A: My reply to the first question is this: we never said that there was a complete identity of points of view and positions between the United States and the Russian Federation. Of course, there are issues on which we hold points of view of our own and they are not the same, but we came to terms with our US partners that we would, as it formerly had been, discuss these problems in a calm and mutually respectful manner, and we would compare our positions and possibly work to have a situation where, at a certain stage, they would be close from the point of view of their nature. We are discussing the Transcaucasian theme with our American colleagues at different levels. This is why, prospectively, we will continue this dialogue. It has never stopped. Each side has a position of its own, and this position certainly has the right to exist. It is another matter what facts we handle and what conclusions we come to. This is why I proceed from the assumption that in the prospective work with the Americans all these issues will find a place on the agenda.

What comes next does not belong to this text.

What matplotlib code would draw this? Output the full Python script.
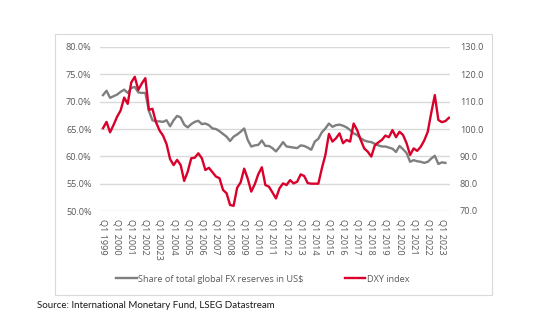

As far as the second question is concerned, I find it difficult to comment on what the official representative of the Armenian side said, but, as you know, we are a member of the Minsk Group and we are discussing with our colleagues from that Group all aspects of the Nagorno-Karabakh settlement. This is why, I think that, if there is such a suggestion, it will certainly be discussed within the format I mentioned, and appropriate statements will be made as a result.
Q: My question is to specify the following. As is common knowledge, the Presidents of Russia and the United States came to terms on continuing START negotiations. When will the first round of START-related expert consultations begin?
A: I know that this will happen shortly, but at this point I cannot give you any concrete dates. I am in contact with our negotiators. As soon as those dates do appear, I’ll make sure to inform you. Thank you for your time.